(Task prompt)
Quote exactly the lines spanning from the top of the data below to the line that contains "i) => bandColors[i]);", including both.

(Data section)
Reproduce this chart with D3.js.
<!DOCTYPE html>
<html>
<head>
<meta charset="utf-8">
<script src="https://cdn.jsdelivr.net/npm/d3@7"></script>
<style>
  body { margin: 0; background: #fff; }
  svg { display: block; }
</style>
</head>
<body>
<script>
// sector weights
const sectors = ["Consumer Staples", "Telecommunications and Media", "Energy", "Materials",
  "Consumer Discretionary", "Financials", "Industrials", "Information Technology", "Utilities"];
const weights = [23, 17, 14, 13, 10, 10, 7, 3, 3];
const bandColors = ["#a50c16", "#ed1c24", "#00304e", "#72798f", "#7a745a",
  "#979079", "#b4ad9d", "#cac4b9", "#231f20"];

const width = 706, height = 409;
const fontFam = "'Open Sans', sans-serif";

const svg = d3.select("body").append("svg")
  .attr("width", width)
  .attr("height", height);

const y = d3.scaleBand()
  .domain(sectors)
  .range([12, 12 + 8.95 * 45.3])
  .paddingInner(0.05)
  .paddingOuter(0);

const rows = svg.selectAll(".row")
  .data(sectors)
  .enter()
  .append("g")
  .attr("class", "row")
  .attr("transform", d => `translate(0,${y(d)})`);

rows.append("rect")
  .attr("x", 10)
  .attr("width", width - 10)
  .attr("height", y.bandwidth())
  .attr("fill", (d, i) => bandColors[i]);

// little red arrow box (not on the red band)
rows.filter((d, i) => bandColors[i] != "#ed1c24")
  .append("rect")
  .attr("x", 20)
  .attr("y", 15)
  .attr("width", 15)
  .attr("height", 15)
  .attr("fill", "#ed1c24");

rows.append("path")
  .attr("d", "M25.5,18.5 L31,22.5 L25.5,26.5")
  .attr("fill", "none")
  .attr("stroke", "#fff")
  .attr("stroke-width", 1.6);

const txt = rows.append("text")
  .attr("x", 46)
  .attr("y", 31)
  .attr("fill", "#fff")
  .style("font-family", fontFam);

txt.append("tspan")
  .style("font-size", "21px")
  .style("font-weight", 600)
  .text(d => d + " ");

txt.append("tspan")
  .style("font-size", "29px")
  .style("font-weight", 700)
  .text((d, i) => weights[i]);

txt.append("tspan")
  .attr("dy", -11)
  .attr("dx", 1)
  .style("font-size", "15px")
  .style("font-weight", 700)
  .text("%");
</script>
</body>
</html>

(Answer below)
Reproduce this chart with D3.js.
<!DOCTYPE html>
<html>
<head>
<meta charset="utf-8">
<script src="https://cdn.jsdelivr.net/npm/d3@7"></script>
<style>
  body { margin: 0; background: #fff; }
  svg { display: block; }
</style>
</head>
<body>
<script>
// sector weights
const sectors = ["Consumer Staples", "Telecommunications and Media", "Energy", "Materials",
  "Consumer Discretionary", "Financials", "Industrials", "Information Technology", "Utilities"];
const weights = [23, 17, 14, 13, 10, 10, 7, 3, 3];
const bandColors = ["#a50c16", "#ed1c24", "#00304e", "#72798f", "#7a745a",
  "#979079", "#b4ad9d", "#cac4b9", "#231f20"];

const width = 706, height = 409;
const fontFam = "'Open Sans', sans-serif";

const svg = d3.select("body").append("svg")
  .attr("width", width)
  .attr("height", height);

const y = d3.scaleBand()
  .domain(sectors)
  .range([12, 12 + 8.95 * 45.3])
  .paddingInner(0.05)
  .paddingOuter(0);

const rows = svg.selectAll(".row")
  .data(sectors)
  .enter()
  .append("g")
  .attr("class", "row")
  .attr("transform", d => `translate(0,${y(d)})`);

rows.append("rect")
  .attr("x", 10)
  .attr("width", width - 10)
  .attr("height", y.bandwidth())
  .attr("fill", (d, i) => bandColors[i]);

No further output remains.